→ What you have to do
Produce an exact copy of all the data below, dropping every image.

********************

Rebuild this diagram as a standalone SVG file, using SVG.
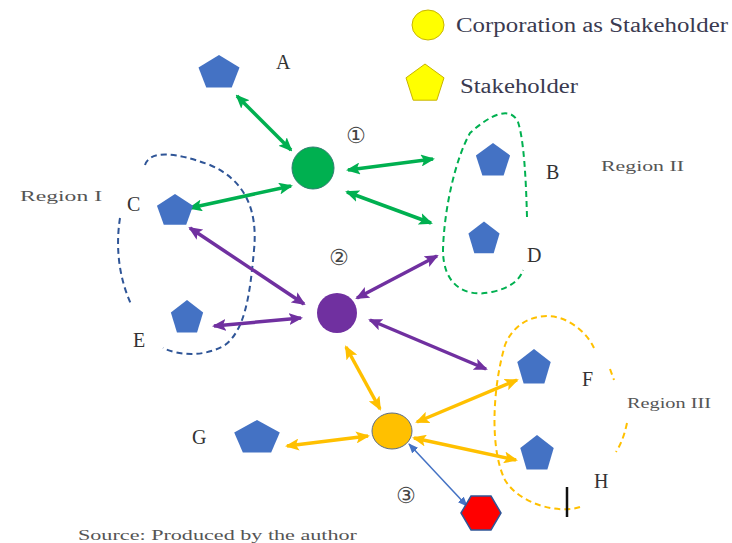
<svg xmlns="http://www.w3.org/2000/svg" width="732" height="543" viewBox="0 0 732 543">
<style>
.lbl{font-family:"Liberation Serif",serif;font-size:20px;fill:#333}
.reg{font-family:"Liberation Serif",serif;font-size:15px;fill:#555}
.leg{font-family:"Liberation Serif",serif;font-size:20px;fill:#3a3a50}
.num{font-family:"DejaVu Sans","Noto Sans CJK JP",sans-serif;font-size:22px;fill:#444}
.pent{fill:#4472C4}
.g{stroke:#00B050;stroke-width:3.5;fill:none;marker-start:url(#mg);marker-end:url(#mg)}
.p{stroke:#7030A0;stroke-width:3.5;fill:none;marker-start:url(#mp);marker-end:url(#mp)}
.o{stroke:#FFC000;stroke-width:3.5;fill:none;marker-start:url(#mo);marker-end:url(#mo)}
.b{stroke:#4472C4;stroke-width:1.5;fill:none;marker-start:url(#mb);marker-end:url(#mb)}
.dash{fill:none;stroke-width:2;stroke-dasharray:6 4}
</style>
<defs>
<path id="pg" d="M0,-20 L19,-6.2 L11.8,16.2 L-11.8,16.2 L-19,-6.2 Z"/>
<marker id="mg" viewBox="0 0 14 12" refX="12" refY="6" markerWidth="14" markerHeight="12" markerUnits="userSpaceOnUse" orient="auto-start-reverse"><path d="M0,0 L14,6 L0,12 L3,6 Z" fill="#00B050"/></marker>
<marker id="mp" viewBox="0 0 14 12" refX="12" refY="6" markerWidth="14" markerHeight="12" markerUnits="userSpaceOnUse" orient="auto-start-reverse"><path d="M0,0 L14,6 L0,12 L3,6 Z" fill="#7030A0"/></marker>
<marker id="mo" viewBox="0 0 14 12" refX="12" refY="6" markerWidth="14" markerHeight="12" markerUnits="userSpaceOnUse" orient="auto-start-reverse"><path d="M0,0 L14,6 L0,12 L3,6 Z" fill="#FFC000"/></marker>
<marker id="mb" viewBox="0 0 10 8" refX="9" refY="4" markerWidth="10" markerHeight="8" markerUnits="userSpaceOnUse" orient="auto-start-reverse"><path d="M0,0 L10,4 L0,8 Z" fill="#4472C4"/></marker>
</defs>
<rect width="732" height="543" fill="#fff"/>

<g id="regions">
<path class="dash" stroke="#2F5597" d="M145,165 C150,150 175,152 210,165 C245,180 258,210 254,250 C250,295 245,330 225,345 C205,357 180,356 163,348"/>
<path class="dash" stroke="#2F5597" d="M120,218 C115,250 120,280 131,304"/>
<path class="dash" stroke="#00B050" d="M527,217 C526,180 524,140 518,122 C510,105 490,115 470,133 C455,160 444,210 443,250 C443,285 465,298 492,292 C510,288 520,280 523,270"/>
<path class="dash" stroke="#FFC000" d="M580,507 C560,514 520,505 505,480 C490,450 492,390 505,345 C515,320 540,312 560,318 C575,323 588,335 594,348"/>
<path class="dash" stroke="#FFC000" d="M610,369 L614,380"/>
<path class="dash" stroke="#FFC000" d="M627,423 C624,437 620,446 616,452"/>
</g>

<g id="connectors">
<line class="g" x1="237" y1="96" x2="291" y2="150"/>
<line class="g" x1="348" y1="170" x2="433" y2="159"/>
<line class="g" x1="347" y1="192" x2="431" y2="223"/>
<line class="g" x1="291" y1="186" x2="190" y2="208"/>
<line class="p" x1="190" y1="228" x2="304" y2="304"/>
<line class="p" x1="214" y1="326" x2="301" y2="318"/>
<line class="p" x1="357" y1="298" x2="437" y2="256"/>
<line class="p" x1="370" y1="320" x2="486" y2="369"/>
<line class="o" x1="346" y1="347" x2="380" y2="409"/>
<line class="o" x1="417" y1="422" x2="517" y2="380"/>
<line class="o" x1="287" y1="446" x2="368" y2="436"/>
<line class="o" x1="414" y1="438" x2="516" y2="460"/>
<line class="b" x1="409" y1="444" x2="467" y2="506"/>
</g>

<g id="legend">
<ellipse cx="428" cy="25" rx="16" ry="15" fill="#FFFF00" stroke="#C8B400" stroke-width="1"/>
<text class="leg" x="456" y="32" textLength="272" lengthAdjust="spacingAndGlyphs">Corporation as Stakeholder</text>
<use href="#pg" transform="translate(425,84)" fill="#FFFF00" stroke="#C8B400" stroke-width="1"/>
<text class="leg" x="460" y="93" textLength="118" lengthAdjust="spacingAndGlyphs">Stakeholder</text>
</g>

<g id="node-hub1">
<circle cx="313" cy="168" r="21" fill="#00B050" stroke="#2F7F6F" stroke-width="1"/>
<text class="num" x="346" y="143">①</text>
</g>
<g id="node-hub2">
<circle cx="337" cy="313" r="20" fill="#7030A0"/>
<text class="num" x="329" y="265">②</text>
</g>
<g id="node-corp">
<ellipse cx="392" cy="431" rx="20" ry="18" fill="#FFC000" stroke="#5A6E8C" stroke-width="1"/>
<text class="num" x="396" y="503">③</text>
</g>
<g id="node-hex">
<polygon points="461,513 471,496 491,496 501,513 491,530 471,530" fill="#FF0000" stroke="#2F5597" stroke-width="1.5"/>
</g>
<line x1="567" y1="487" x2="567" y2="517" stroke="#111" stroke-width="2.5"/>

<g id="node-A"><use href="#pg" class="pent" transform="translate(219,73) scale(1.08,0.9)"/><text class="lbl" x="276" y="69">A</text></g>
<g id="node-B"><use href="#pg" class="pent" transform="translate(493,161) scale(0.9,0.9)"/><text class="lbl" x="546" y="179">B</text></g>
<g id="node-C"><use href="#pg" class="pent" transform="translate(175,211) scale(0.95,0.85)"/><text class="lbl" x="127" y="211">C</text></g>
<g id="node-D"><use href="#pg" class="pent" transform="translate(484,239) scale(0.82,0.88)"/><text class="lbl" x="527" y="262">D</text></g>
<g id="node-E"><use href="#pg" class="pent" transform="translate(187,318) scale(0.85,0.9)"/><text class="lbl" x="133" y="347">E</text></g>
<g id="node-F"><use href="#pg" class="pent" transform="translate(534,368) scale(0.88,0.95)"/><text class="lbl" x="582" y="386">F</text></g>
<g id="node-G"><use href="#pg" class="pent" transform="translate(257,438) scale(1.2,0.9)"/><text class="lbl" x="192" y="444">G</text></g>
<g id="node-H"><use href="#pg" class="pent" transform="translate(537,454) scale(0.88,0.95)"/><text class="lbl" x="594" y="488">H</text></g>

<text class="reg" x="20" y="201" textLength="82" lengthAdjust="spacingAndGlyphs">Region  I</text>
<text class="reg" x="601" y="171" textLength="83" lengthAdjust="spacingAndGlyphs">Region  II</text>
<text class="reg" x="627" y="408" textLength="84" lengthAdjust="spacingAndGlyphs">Region III</text>
<text class="reg" x="78" y="540" font-size="16" textLength="279" lengthAdjust="spacingAndGlyphs">Source: Produced by the author</text>
</svg>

********************

→ Task solution
Rebuild this diagram as a standalone SVG file, using SVG.
<svg xmlns="http://www.w3.org/2000/svg" width="732" height="543" viewBox="0 0 732 543">
<style>
.lbl{font-family:"Liberation Serif",serif;font-size:20px;fill:#333}
.reg{font-family:"Liberation Serif",serif;font-size:15px;fill:#555}
.leg{font-family:"Liberation Serif",serif;font-size:20px;fill:#3a3a50}
.num{font-family:"DejaVu Sans","Noto Sans CJK JP",sans-serif;font-size:22px;fill:#444}
.pent{fill:#4472C4}
.g{stroke:#00B050;stroke-width:3.5;fill:none;marker-start:url(#mg);marker-end:url(#mg)}
.p{stroke:#7030A0;stroke-width:3.5;fill:none;marker-start:url(#mp);marker-end:url(#mp)}
.o{stroke:#FFC000;stroke-width:3.5;fill:none;marker-start:url(#mo);marker-end:url(#mo)}
.b{stroke:#4472C4;stroke-width:1.5;fill:none;marker-start:url(#mb);marker-end:url(#mb)}
.dash{fill:none;stroke-width:2;stroke-dasharray:6 4}
</style>
<defs>
<path id="pg" d="M0,-20 L19,-6.2 L11.8,16.2 L-11.8,16.2 L-19,-6.2 Z"/>
<marker id="mg" viewBox="0 0 14 12" refX="12" refY="6" markerWidth="14" markerHeight="12" markerUnits="userSpaceOnUse" orient="auto-start-reverse"><path d="M0,0 L14,6 L0,12 L3,6 Z" fill="#00B050"/></marker>
<marker id="mp" viewBox="0 0 14 12" refX="12" refY="6" markerWidth="14" markerHeight="12" markerUnits="userSpaceOnUse" orient="auto-start-reverse"><path d="M0,0 L14,6 L0,12 L3,6 Z" fill="#7030A0"/></marker>
<marker id="mo" viewBox="0 0 14 12" refX="12" refY="6" markerWidth="14" markerHeight="12" markerUnits="userSpaceOnUse" orient="auto-start-reverse"><path d="M0,0 L14,6 L0,12 L3,6 Z" fill="#FFC000"/></marker>
<marker id="mb" viewBox="0 0 10 8" refX="9" refY="4" markerWidth="10" markerHeight="8" markerUnits="userSpaceOnUse" orient="auto-start-reverse"><path d="M0,0 L10,4 L0,8 Z" fill="#4472C4"/></marker>
</defs>
<rect width="732" height="543" fill="#fff"/>

<g id="regions">
<path class="dash" stroke="#2F5597" d="M145,165 C150,150 175,152 210,165 C245,180 258,210 254,250 C250,295 245,330 225,345 C205,357 180,356 163,348"/>
<path class="dash" stroke="#2F5597" d="M120,218 C115,250 120,280 131,304"/>
<path class="dash" stroke="#00B050" d="M527,217 C526,180 524,140 518,122 C510,105 490,115 470,133 C455,160 444,210 443,250 C443,285 465,298 492,292 C510,288 520,280 523,270"/>
<path class="dash" stroke="#FFC000" d="M580,507 C560,514 520,505 505,480 C490,450 492,390 505,345 C515,320 540,312 560,318 C575,323 588,335 594,348"/>
<path class="dash" stroke="#FFC000" d="M610,369 L614,380"/>
<path class="dash" stroke="#FFC000" d="M627,423 C624,437 620,446 616,452"/>
</g>

<g id="connectors">
<line class="g" x1="237" y1="96" x2="291" y2="150"/>
<line class="g" x1="348" y1="170" x2="433" y2="159"/>
<line class="g" x1="347" y1="192" x2="431" y2="223"/>
<line class="g" x1="291" y1="186" x2="190" y2="208"/>
<line class="p" x1="190" y1="228" x2="304" y2="304"/>
<line class="p" x1="214" y1="326" x2="301" y2="318"/>
<line class="p" x1="357" y1="298" x2="437" y2="256"/>
<line class="p" x1="370" y1="320" x2="486" y2="369"/>
<line class="o" x1="346" y1="347" x2="380" y2="409"/>
<line class="o" x1="417" y1="422" x2="517" y2="380"/>
<line class="o" x1="287" y1="446" x2="368" y2="436"/>
<line class="o" x1="414" y1="438" x2="516" y2="460"/>
<line class="b" x1="409" y1="444" x2="467" y2="506"/>
</g>

<g id="legend">
<ellipse cx="428" cy="25" rx="16" ry="15" fill="#FFFF00" stroke="#C8B400" stroke-width="1"/>
<text class="leg" x="456" y="32" textLength="272" lengthAdjust="spacingAndGlyphs">Corporation as Stakeholder</text>
<use href="#pg" transform="translate(425,84)" fill="#FFFF00" stroke="#C8B400" stroke-width="1"/>
<text class="leg" x="460" y="93" textLength="118" lengthAdjust="spacingAndGlyphs">Stakeholder</text>
</g>

<g id="node-hub1">
<circle cx="313" cy="168" r="21" fill="#00B050" stroke="#2F7F6F" stroke-width="1"/>
<text class="num" x="346" y="143">①</text>
</g>
<g id="node-hub2">
<circle cx="337" cy="313" r="20" fill="#7030A0"/>
<text class="num" x="329" y="265">②</text>
</g>
<g id="node-corp">
<ellipse cx="392" cy="431" rx="20" ry="18" fill="#FFC000" stroke="#5A6E8C" stroke-width="1"/>
<text class="num" x="396" y="503">③</text>
</g>
<g id="node-hex">
<polygon points="461,513 471,496 491,496 501,513 491,530 471,530" fill="#FF0000" stroke="#2F5597" stroke-width="1.5"/>
</g>
<line x1="567" y1="487" x2="567" y2="517" stroke="#111" stroke-width="2.5"/>

<g id="node-A"><use href="#pg" class="pent" transform="translate(219,73) scale(1.08,0.9)"/><text class="lbl" x="276" y="69">A</text></g>
<g id="node-B"><use href="#pg" class="pent" transform="translate(493,161) scale(0.9,0.9)"/><text class="lbl" x="546" y="179">B</text></g>
<g id="node-C"><use href="#pg" class="pent" transform="translate(175,211) scale(0.95,0.85)"/><text class="lbl" x="127" y="211">C</text></g>
<g id="node-D"><use href="#pg" class="pent" transform="translate(484,239) scale(0.82,0.88)"/><text class="lbl" x="527" y="262">D</text></g>
<g id="node-E"><use href="#pg" class="pent" transform="translate(187,318) scale(0.85,0.9)"/><text class="lbl" x="133" y="347">E</text></g>
<g id="node-F"><use href="#pg" class="pent" transform="translate(534,368) scale(0.88,0.95)"/><text class="lbl" x="582" y="386">F</text></g>
<g id="node-G"><use href="#pg" class="pent" transform="translate(257,438) scale(1.2,0.9)"/><text class="lbl" x="192" y="444">G</text></g>
<g id="node-H"><use href="#pg" class="pent" transform="translate(537,454) scale(0.88,0.95)"/><text class="lbl" x="594" y="488">H</text></g>

<text class="reg" x="20" y="201" textLength="82" lengthAdjust="spacingAndGlyphs">Region  I</text>
<text class="reg" x="601" y="171" textLength="83" lengthAdjust="spacingAndGlyphs">Region  II</text>
<text class="reg" x="627" y="408" textLength="84" lengthAdjust="spacingAndGlyphs">Region III</text>
<text class="reg" x="78" y="540" font-size="16" textLength="279" lengthAdjust="spacingAndGlyphs">Source: Produced by the author</text>
</svg>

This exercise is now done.